[Source code of charts]
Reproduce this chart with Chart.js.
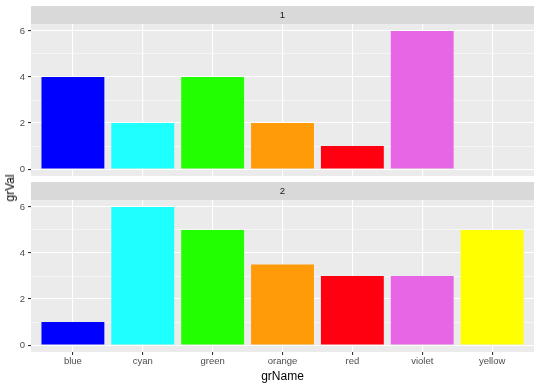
<!DOCTYPE html>
<html>
<head>
<meta charset="utf-8">
<script src="https://cdn.jsdelivr.net/npm/chart.js@4"></script>
<style>
  body { margin: 0; background: #fff; }
  #wrap { position: relative; width: 540px; height: 386px; font-family: "Liberation Sans", Arial, sans-serif; }
  canvas { position: absolute; left: 0; }
  #ylab { position: absolute; left: 10px; top: 188px; transform: translate(-50%, -50%) rotate(-90deg); font-size: 12px; color: #000; white-space: nowrap; }
</style>
</head>
<body>
<div id="wrap">
  <canvas id="top" width="540" height="180" style="top:0"></canvas>
  <canvas id="bottom" width="540" height="206" style="top:180px"></canvas>
  <div id="ylab">grVal</div>
</div>
<script>
// data
const categories = ['blue', 'cyan', 'green', 'orange', 'red', 'violet', 'yellow'];
const panelNames = ['1', '2'];
const values1 = [4, 2, 4, 2, 1, 6, null];
const values2 = [1, 6, 5, 3.5, 3, 3, 5];
const yTicks = [0, 2, 4, 6];

const barColors = ['#0000FF', '#1EFFFF', '#22FF00', '#FF9A08', '#FF0010', '#E766E6', '#FFFF00'];
const font = '"Liberation Sans", Arial, sans-serif';

// grey panel + facet strip
const panelPlugin = {
  id: 'panel',
  beforeDraw(chart, args, opts) {
    const a = chart.chartArea, c = chart.ctx;
    c.save();
    c.fillStyle = '#EBEBEB';
    c.fillRect(a.left, a.top, a.right - a.left, a.bottom - a.top);
    c.fillStyle = '#D9D9D9';
    c.fillRect(a.left, a.top - 18, a.right - a.left, 18);
    c.fillStyle = '#1A1A1A';
    c.font = '9.5px ' + font;
    c.textAlign = 'center';
    c.textBaseline = 'middle';
    c.fillText(opts.label, (a.left + a.right) / 2, a.top - 9);
    c.restore();
  }
};

function makePanel(id, values, label, showX) {
  const pts = values.map((v, i) => ({ x: i + 1, y: v }));
  return new Chart(document.getElementById(id), {
    type: 'bar',
    data: {
      datasets: [{
        data: pts,
        backgroundColor: barColors,
        borderWidth: 0,
        categoryPercentage: 1,
        barPercentage: 0.9
      }]
    },
    options: {
      responsive: false,
      animation: false,
      events: [],
      layout: { padding: { top: showX ? 20 : 24, right: 6, bottom: showX ? 0 : 4, left: 0 } },
      plugins: {
        legend: { display: false },
        tooltip: { enabled: false },
        panel: { label: label }
      },
      scales: {
        x: {
          type: 'linear',
          min: 0.4,
          max: 7.6,
          offset: false,
          afterBuildTicks: s => { s.ticks = categories.map((c, i) => ({ value: i + 1 })); },
          afterFit: s => { s.height = showX ? 34 : 0; s.paddingLeft = 0; s.paddingRight = 0; },
          border: { display: false },
          grid: {
            offset: false,
            color: '#FFFFFF',
            lineWidth: 1.1,
            drawTicks: showX,
            tickLength: 3,
            tickColor: '#333333',
            tickWidth: 1.1
          },
          ticks: {
            display: showX,
            padding: 1,
            maxRotation: 0,
            autoSkip: false,
            color: '#4D4D4D',
            font: { family: font, size: 9.5 },
            callback: v => categories[v - 1]
          },
          title: {
            display: showX,
            text: 'grName',
            color: '#000',
            font: { family: font, size: 12 },
            padding: { top: 0, bottom: 2 }
          }
        },
        y: {
          min: -0.3,
          max: 6.3,
          afterBuildTicks: s => { s.ticks = [0, 1, 2, 3, 4, 5, 6].map(v => ({ value: v })); },
          afterFit: s => { s.width = 31; s.paddingTop = 0; s.paddingBottom = 0; },
          border: { display: false },
          grid: {
            color: '#FFFFFF',
            lineWidth: c => yTicks.includes(c.tick.value) ? 1.1 : 0.55,
            tickLength: 3,
            tickColor: c => yTicks.includes(c.tick.value) ? '#333333' : 'rgba(0,0,0,0)',
            tickWidth: 1.1
          },
          ticks: {
            padding: 3,
            autoSkip: false,
            color: '#4D4D4D',
            font: { family: font, size: 9.5 },
            callback: v => yTicks.includes(v) ? String(v) : ''
          }
        }
      }
    },
    plugins: [panelPlugin]
  });
}

makePanel('top', values1, panelNames[0], false);
makePanel('bottom', values2, panelNames[1], true);
</script>
</body>
</html>
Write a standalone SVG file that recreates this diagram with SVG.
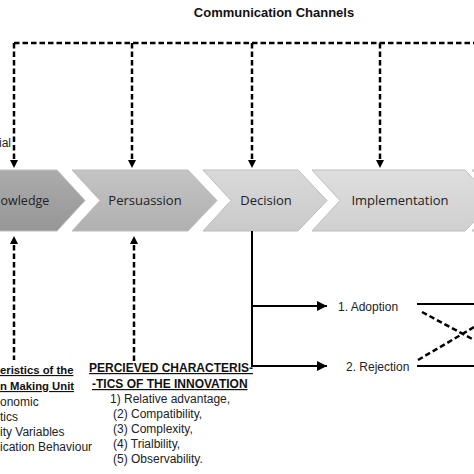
<svg xmlns="http://www.w3.org/2000/svg" width="474" height="474" viewBox="0 0 474 474">
<style>
.dash{fill:none;stroke:#000;stroke-width:2.5;stroke-dasharray:5.5 3}
.solid{fill:none;stroke:#000;stroke-width:2}
.chev{stroke:#bdbdbd;stroke-width:1}
.lbl{font-family:"Open Sans","Liberation Sans",sans-serif;font-size:13px;fill:#222;text-anchor:middle}
.t{font-family:"Liberation Sans",Arial,sans-serif;font-size:12px;fill:#222}
.tb{font-family:"Liberation Sans",Arial,sans-serif;font-size:12px;font-weight:bold;fill:#111;text-decoration:underline}
.head{fill:#000}
</style>
<defs>
<linearGradient id="g1" x1="0" y1="0" x2="0" y2="1"><stop offset="0" stop-color="#acacac"/><stop offset="1" stop-color="#969696"/></linearGradient>
<linearGradient id="g2" x1="0" y1="0" x2="0" y2="1"><stop offset="0" stop-color="#c4c4c4"/><stop offset="1" stop-color="#b0b0b0"/></linearGradient>
<linearGradient id="g3" x1="0" y1="0" x2="0" y2="1"><stop offset="0" stop-color="#d9d9d9"/><stop offset="1" stop-color="#cacaca"/></linearGradient>
<linearGradient id="g4" x1="0" y1="0" x2="0" y2="1"><stop offset="0" stop-color="#dedede"/><stop offset="1" stop-color="#d0d0d0"/></linearGradient>
<marker id="ah" viewBox="0 0 10 10" refX="10" refY="5" markerWidth="10" markerHeight="10" markerUnits="userSpaceOnUse" orient="auto"><path d="M0,0 L10,5 L0,10 Z" fill="#000"/></marker>
</defs>

<text x="274" y="17" font-family="Liberation Sans,Arial,sans-serif" font-size="13" font-weight="bold" fill="#111" text-anchor="middle">Communication Channels</text>
<text class="t" x="11" y="147" text-anchor="end">ial</text>

<g id="knowledge">
<path class="chev" fill="url(#g1)" d="M-10,170 L57,170 L85,200.5 L57,231 L-10,231 Z"/>
<text x="0.5" y="205" font-family="Open Sans,Liberation Sans,sans-serif" font-size="12.5" fill="#222">owledge</text>
</g>
<g id="persuasion">
<path class="chev" fill="url(#g2)" d="M72,170 L188,170 L217,200.5 L188,231 L72,231 L100,200.5 Z"/>
<text class="lbl" x="145" y="205">Persuassion</text>
</g>
<g id="decision">
<path class="chev" fill="url(#g3)" d="M203,170 L298,170 L327,200.5 L298,231 L203,231 L231,200.5 Z"/>
<text class="lbl" x="266" y="205">Decision</text>
</g>
<g id="implementation">
<path class="chev" fill="url(#g4)" d="M312,170 L465,170 L494,200.5 L465,231 L312,231 L340,200.5 Z"/>
<text class="lbl" x="400" y="205">Implementation</text>
</g>
<g id="confirmation">
<path class="chev" fill="url(#g4)" d="M472,170 L560,170 L560,231 L472,231 L500,200.5 Z"/>
</g>

<g id="connectors">
<path class="dash" d="M14,43 L474,43"/>
<path class="dash" d="M14,43 L14,161"/>
<path class="dash" d="M132,43 L132,161"/>
<path class="dash" d="M252,43 L252,161"/>
<path class="dash" d="M380,43 L380,161"/>
<path class="head" d="M10,160 L18,160 L14,168 Z"/>
<path class="head" d="M128,160 L136,160 L132,168 Z"/>
<path class="head" d="M248,160 L256,160 L252,168 Z"/>
<path class="head" d="M376,160 L384,160 L380,168 Z"/>

<path class="dash" d="M14,245 L14,360"/>
<path class="dash" d="M134,245 L134,362"/>
<path class="head" d="M10,244 L18,244 L14,236 Z"/>
<path class="head" d="M130,244 L138,244 L134,236 Z"/>

<path class="solid" d="M252,231 L252,366 L327,366" marker-end="url(#ah)"/>
<path class="solid" d="M252,306 L327,306" marker-end="url(#ah)"/>

<path class="solid" d="M417,304 L474,304"/>
<path class="solid" d="M417,366 L474,366"/>
<path class="dash" d="M422,312 L476,341"/>
<path class="dash" d="M418,360 L476,326"/>
</g>

<g id="adoption"><text class="t" x="338" y="311">1. Adoption</text></g>
<g id="rejection"><text class="t" x="346" y="371">2. Rejection</text></g>

<g id="decision-unit">
<text class="tb" x="0" y="374" font-size="11.3" style="font-size:11.3px">eristics of the</text>
<text class="tb" x="0" y="390" style="font-size:11.3px">n Making Unit</text>
<text class="t" x="0" y="406">onomic</text>
<text class="t" x="0" y="421">tics</text>
<text class="t" x="0" y="436">ity Variables</text>
<text class="t" x="0" y="451">ication Behaviour</text>
</g>

<g id="perceived">
<text class="tb" x="89" y="372">PERCIEVED CHARACTERIS-</text>
<text class="tb" x="92" y="388">-TICS OF THE INNOVATION</text>
<text class="t" x="110" y="403">1) Relative advantage,</text>
<text class="t" x="113" y="418">(2) Compatibility,</text>
<text class="t" x="113" y="433">(3) Complexity,</text>
<text class="t" x="113" y="448">(4) Trialbility,</text>
<text class="t" x="113" y="463">(5) Observability.</text>
</g>
</svg>
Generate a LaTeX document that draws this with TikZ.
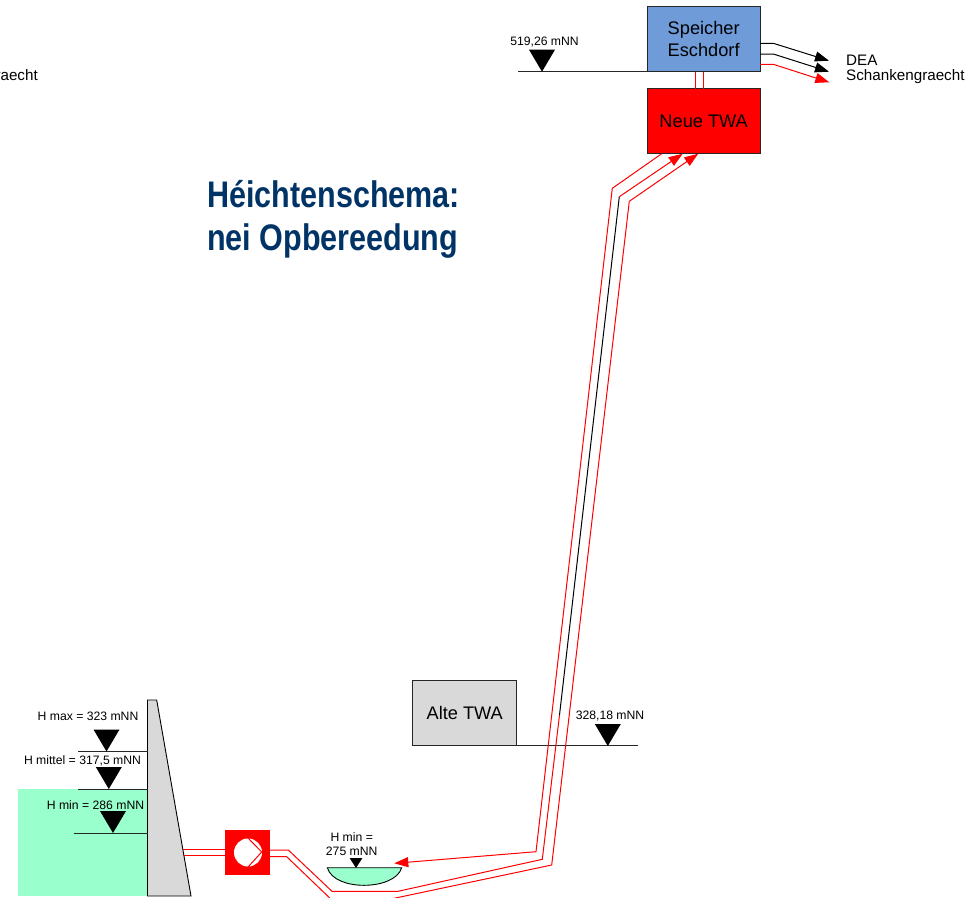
\documentclass[tikz,border=0pt]{standalone}
\usepackage{fontspec}
\setmainfont{Liberation Sans}
\newfontfamily\titelfont[FakeStretch=0.825]{Liberation Sans}
\usetikzlibrary{positioning, arrows.meta, calc}
\definecolor{wasser}{HTML}{99FFCC}
\definecolor{speicherblau}{HTML}{6F9BD9}
\definecolor{grau}{HTML}{D9D9D9}
\definecolor{titelblau}{HTML}{003366}

\begin{document}
\begin{tikzpicture}[x=1pt, y=-1pt, >={Stealth[inset=0pt,length=14pt,width=10pt]}]
    % Styles
    \tikzstyle{block} = [rectangle, draw=black!85, line width=0.9pt, minimum width=112.7pt,
    minimum height=65pt, align=center, inner sep=0pt, outer sep=0pt, font=\fontsize{18.2}{22.5}\selectfont]
    \tikzstyle{level} = [inner sep=0pt, font=\fontsize{12.2}{14}\selectfont]
    \tikzstyle{label} = [inner sep=0pt, anchor=base west, font=\fontsize{15.2}{15}\selectfont]
    \tikzstyle{niveau} = [line width=0.9pt, black!85]
    \tikzstyle{pipe} = [line width=1pt, red]
    \tikzstyle{feed} = [line width=1pt, black]
    \useasboundingbox (0,0) rectangle (971,897);

    % Water and dam
    \fill [wasser] (18,789) rectangle (147.5,896);
    \node [label] (cut) at (-4.7,80.8) {raecht};
    \draw [line width=0.9pt, fill=grau] (147.5,700) -- (156.7,700) -- (191,896) -- (147.5,896) -- cycle;
    \coordinate (damout1) at (183.3,849.3);
    \coordinate (damout2) at (184.4,855.7);

    % Nodes
    \node [block, fill=speicherblau, anchor=north west] (speicher) at (647.3,6.7) {Speicher\\Eschdorf};
    \node [block, fill=red, below=17pt of speicher] (neue) {Neue TWA};
    \node [block, fill=grau, minimum width=104pt, anchor=north west] (alte) at (412.7,680.7) {Alte TWA};
    \node [rectangle, fill=red, minimum size=44.5pt, inner sep=0pt] (pump) at (247.6,852.5) {};
    \node [circle, fill=white, minimum size=28pt, inner sep=0pt] (rad) at (248,852.5) {};

    % Labels
    \node [level] (hmax) at (88,716.5) {H max = 323 mNN};
    \node [level] (hmittel) at (82.5,761) {H mittel = 317,5 mNN};
    \node [level] (hmin) at (95.5,805) {H min = 286 mNN};
    \node [level, align=center] (hpond) at (351.7,843.7) {H min =\\275 mNN};
    \node [level] (alt) at (610,716.5) {328,18 mNN};
    \node [level] (ober) at (544.5,42) {519,26 mNN};
    \node [label] (dea) at (846,65.5) {DEA};
    \node [label] (schanken) at (846,80.8) {Schankengraecht};
    \node [inner sep=0pt, anchor=west, align=left, text=titelblau,
    font=\fontsize{37}{43}\titelfont\bfseries] (titel) at (207,219) {Héichtenschema:\\nei Opbereedung};

    % Level lines
    \draw [niveau] (78,751.5) -- (147.5,751.5);
    \draw [niveau] (78,789) -- (147.5,789);
    \draw [niveau] (73.5,833) -- (147.5,833);
    \draw [niveau] (speicher.south west) -- (518.3,71.7);
    \draw [niveau] (alte.south east) -- (638,745.7);

    % Triangles
    \fill (106.5,751.5) -- ++(-13,-22) -- ++(26,0) -- cycle;
    \fill (108.8,789) -- ++(-13,-22) -- ++(26,0) -- cycle;
    \fill (113,833) -- ++(-13,-22) -- ++(26,0) -- cycle;
    \fill (542,71.7) -- ++(-13,-22) -- ++(26,0) -- cycle;
    \fill (607.8,746) -- ++(-13,-22) -- ++(26,0) -- cycle;

    % Pond
    \draw [line width=0.9pt, fill=wasser] (327.3,867.7) -- (401.7,867.7)
    .. controls (398,880) and (380,885.3) .. (364,885.3)
    .. controls (348,885.3) and (331,880) .. (327.3,867.7) -- cycle;
    \fill (356,868) -- ++(-6.4,-10) -- ++(12.8,0) -- cycle;

    % Pump
    \draw [pipe] (248.3,838.3) -- (261.7,852) -- (248.3,866.7);
    \draw [pipe] (damout1) -- (pump.west |- damout1);
    \draw [pipe] (damout2) -- (pump.west |- damout2);

    % Pipes
    \draw [pipe] (pump.east |- 0,850) -- (288.3,850) -- (332,891.3) -- (398,891.3)
    -- (542.3,859.3) -- (559.5,715);
    \draw [feed] (559.5,715) -- (619.3,196.7);
    \draw [pipe, ->] (619.3,196.7) -- (neue.south -| 682.7,0);
    \draw [pipe] (pump.east |- 0,856.7) -- (286.7,856.7) -- (330.8,899) -- (390.8,899)
    -- (551.7,865) -- (629.3,201.3);
    \draw [pipe, ->] (629.3,201.3) -- (neue.south -| 698.3,0);
    \draw [pipe] (neue.south -| 661.7,0) -- (612.3,188.3) -- (536,851.7);
    \draw [pipe, ->] (536,851.7) -- (394.3,863.3);

    % Speicher
    \draw [pipe] (speicher.south -| 695,0) -- (neue.north -| 695,0);
    \draw [pipe] (speicher.south -| 703.3,0) -- (neue.north -| 703.3,0);
    \draw [feed, ->] (speicher.east |- 0,43.3) -- (773.3,43.3) -- (829,60.7);
    \draw [feed, ->] (speicher.east |- 0,54) -- (773.3,54) -- (829,71.7);
    \draw [pipe, ->] (speicher.east |- 0,64.3) -- (773.3,64.3) -- (829.3,82.3);
\end{tikzpicture}
\end{document}
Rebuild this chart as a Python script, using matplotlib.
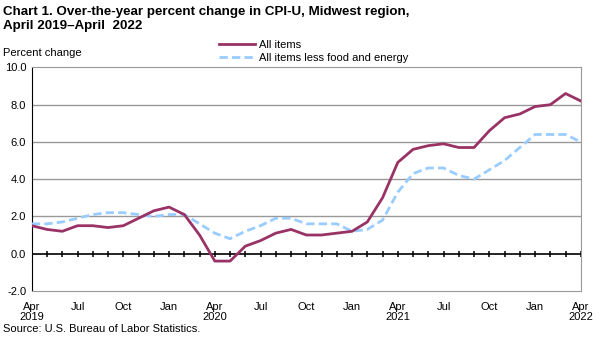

• **TASK DETAILS**: Make an exact copy of the lines from the one that contains "Generate a LaTeX" through the one that contains "(damout2) at (184.4,855.7);", both included, and no other lines. Pictures are skipped.

• **WRITTEN ANSWER**:
Generate a LaTeX document that draws this with TikZ.
\documentclass[tikz,border=0pt]{standalone}
\usepackage{fontspec}
\setmainfont{Liberation Sans}
\newfontfamily\titelfont[FakeStretch=0.825]{Liberation Sans}
\usetikzlibrary{positioning, arrows.meta, calc}
\definecolor{wasser}{HTML}{99FFCC}
\definecolor{speicherblau}{HTML}{6F9BD9}
\definecolor{grau}{HTML}{D9D9D9}
\definecolor{titelblau}{HTML}{003366}

\begin{document}
\begin{tikzpicture}[x=1pt, y=-1pt, >={Stealth[inset=0pt,length=14pt,width=10pt]}]
    % Styles
    \tikzstyle{block} = [rectangle, draw=black!85, line width=0.9pt, minimum width=112.7pt,
    minimum height=65pt, align=center, inner sep=0pt, outer sep=0pt, font=\fontsize{18.2}{22.5}\selectfont]
    \tikzstyle{level} = [inner sep=0pt, font=\fontsize{12.2}{14}\selectfont]
    \tikzstyle{label} = [inner sep=0pt, anchor=base west, font=\fontsize{15.2}{15}\selectfont]
    \tikzstyle{niveau} = [line width=0.9pt, black!85]
    \tikzstyle{pipe} = [line width=1pt, red]
    \tikzstyle{feed} = [line width=1pt, black]
    \useasboundingbox (0,0) rectangle (971,897);

    % Water and dam
    \fill [wasser] (18,789) rectangle (147.5,896);
    \node [label] (cut) at (-4.7,80.8) {raecht};
    \draw [line width=0.9pt, fill=grau] (147.5,700) -- (156.7,700) -- (191,896) -- (147.5,896) -- cycle;
    \coordinate (damout1) at (183.3,849.3);
    \coordinate (damout2) at (184.4,855.7);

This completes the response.